* _RAW DATA_:
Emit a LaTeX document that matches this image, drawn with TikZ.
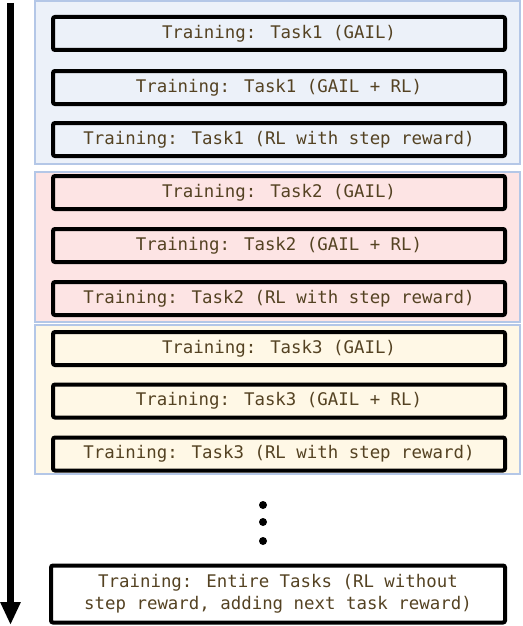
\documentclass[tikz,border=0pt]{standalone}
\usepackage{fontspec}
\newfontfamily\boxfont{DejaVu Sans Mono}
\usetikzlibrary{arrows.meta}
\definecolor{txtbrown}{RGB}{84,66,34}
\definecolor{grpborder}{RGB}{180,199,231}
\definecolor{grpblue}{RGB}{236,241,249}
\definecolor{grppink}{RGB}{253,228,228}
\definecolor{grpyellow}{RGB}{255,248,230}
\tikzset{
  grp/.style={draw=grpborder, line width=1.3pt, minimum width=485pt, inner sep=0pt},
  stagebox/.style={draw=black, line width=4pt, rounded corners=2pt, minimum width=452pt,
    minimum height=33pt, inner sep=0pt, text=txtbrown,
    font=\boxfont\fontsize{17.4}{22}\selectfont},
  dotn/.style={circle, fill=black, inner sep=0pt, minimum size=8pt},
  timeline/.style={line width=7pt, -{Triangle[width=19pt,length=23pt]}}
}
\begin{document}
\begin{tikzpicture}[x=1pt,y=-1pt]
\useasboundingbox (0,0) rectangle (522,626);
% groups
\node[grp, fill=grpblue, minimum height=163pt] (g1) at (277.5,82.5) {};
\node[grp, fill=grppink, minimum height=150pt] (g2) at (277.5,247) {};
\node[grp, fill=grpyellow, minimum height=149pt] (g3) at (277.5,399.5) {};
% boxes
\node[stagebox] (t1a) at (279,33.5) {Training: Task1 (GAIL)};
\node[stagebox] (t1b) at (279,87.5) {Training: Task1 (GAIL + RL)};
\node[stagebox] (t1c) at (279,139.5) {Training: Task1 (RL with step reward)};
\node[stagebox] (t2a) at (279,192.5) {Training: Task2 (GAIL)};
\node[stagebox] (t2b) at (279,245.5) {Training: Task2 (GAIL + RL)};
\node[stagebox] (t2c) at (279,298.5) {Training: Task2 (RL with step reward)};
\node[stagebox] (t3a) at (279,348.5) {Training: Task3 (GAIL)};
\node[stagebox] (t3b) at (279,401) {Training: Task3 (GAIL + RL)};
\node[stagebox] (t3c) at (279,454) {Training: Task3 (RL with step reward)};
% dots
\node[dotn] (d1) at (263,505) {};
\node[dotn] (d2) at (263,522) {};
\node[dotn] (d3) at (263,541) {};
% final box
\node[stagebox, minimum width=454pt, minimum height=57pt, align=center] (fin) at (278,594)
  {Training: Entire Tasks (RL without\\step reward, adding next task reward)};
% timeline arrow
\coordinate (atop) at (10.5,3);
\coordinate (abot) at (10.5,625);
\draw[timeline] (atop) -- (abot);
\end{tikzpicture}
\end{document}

* _WHAT THE TASK REQUIRES_: Print out the lines exactly, skipping any picture.

* _TASK RESULT_:
Emit a LaTeX document that matches this image, drawn with TikZ.
\documentclass[tikz,border=0pt]{standalone}
\usepackage{fontspec}
\newfontfamily\boxfont{DejaVu Sans Mono}
\usetikzlibrary{arrows.meta}
\definecolor{txtbrown}{RGB}{84,66,34}
\definecolor{grpborder}{RGB}{180,199,231}
\definecolor{grpblue}{RGB}{236,241,249}
\definecolor{grppink}{RGB}{253,228,228}
\definecolor{grpyellow}{RGB}{255,248,230}
\tikzset{
  grp/.style={draw=grpborder, line width=1.3pt, minimum width=485pt, inner sep=0pt},
  stagebox/.style={draw=black, line width=4pt, rounded corners=2pt, minimum width=452pt,
    minimum height=33pt, inner sep=0pt, text=txtbrown,
    font=\boxfont\fontsize{17.4}{22}\selectfont},
  dotn/.style={circle, fill=black, inner sep=0pt, minimum size=8pt},
  timeline/.style={line width=7pt, -{Triangle[width=19pt,length=23pt]}}
}
\begin{document}
\begin{tikzpicture}[x=1pt,y=-1pt]
\useasboundingbox (0,0) rectangle (522,626);
% groups
\node[grp, fill=grpblue, minimum height=163pt] (g1) at (277.5,82.5) {};
\node[grp, fill=grppink, minimum height=150pt] (g2) at (277.5,247) {};
\node[grp, fill=grpyellow, minimum height=149pt] (g3) at (277.5,399.5) {};
% boxes
\node[stagebox] (t1a) at (279,33.5) {Training: Task1 (GAIL)};
\node[stagebox] (t1b) at (279,87.5) {Training: Task1 (GAIL + RL)};
\node[stagebox] (t1c) at (279,139.5) {Training: Task1 (RL with step reward)};
\node[stagebox] (t2a) at (279,192.5) {Training: Task2 (GAIL)};
\node[stagebox] (t2b) at (279,245.5) {Training: Task2 (GAIL + RL)};
\node[stagebox] (t2c) at (279,298.5) {Training: Task2 (RL with step reward)};
\node[stagebox] (t3a) at (279,348.5) {Training: Task3 (GAIL)};
\node[stagebox] (t3b) at (279,401) {Training: Task3 (GAIL + RL)};
\node[stagebox] (t3c) at (279,454) {Training: Task3 (RL with step reward)};
% dots
\node[dotn] (d1) at (263,505) {};
\node[dotn] (d2) at (263,522) {};
\node[dotn] (d3) at (263,541) {};
% final box
\node[stagebox, minimum width=454pt, minimum height=57pt, align=center] (fin) at (278,594)
  {Training: Entire Tasks (RL without\\step reward, adding next task reward)};
% timeline arrow
\coordinate (atop) at (10.5,3);
\coordinate (abot) at (10.5,625);
\draw[timeline] (atop) -- (abot);
\end{tikzpicture}
\end{document}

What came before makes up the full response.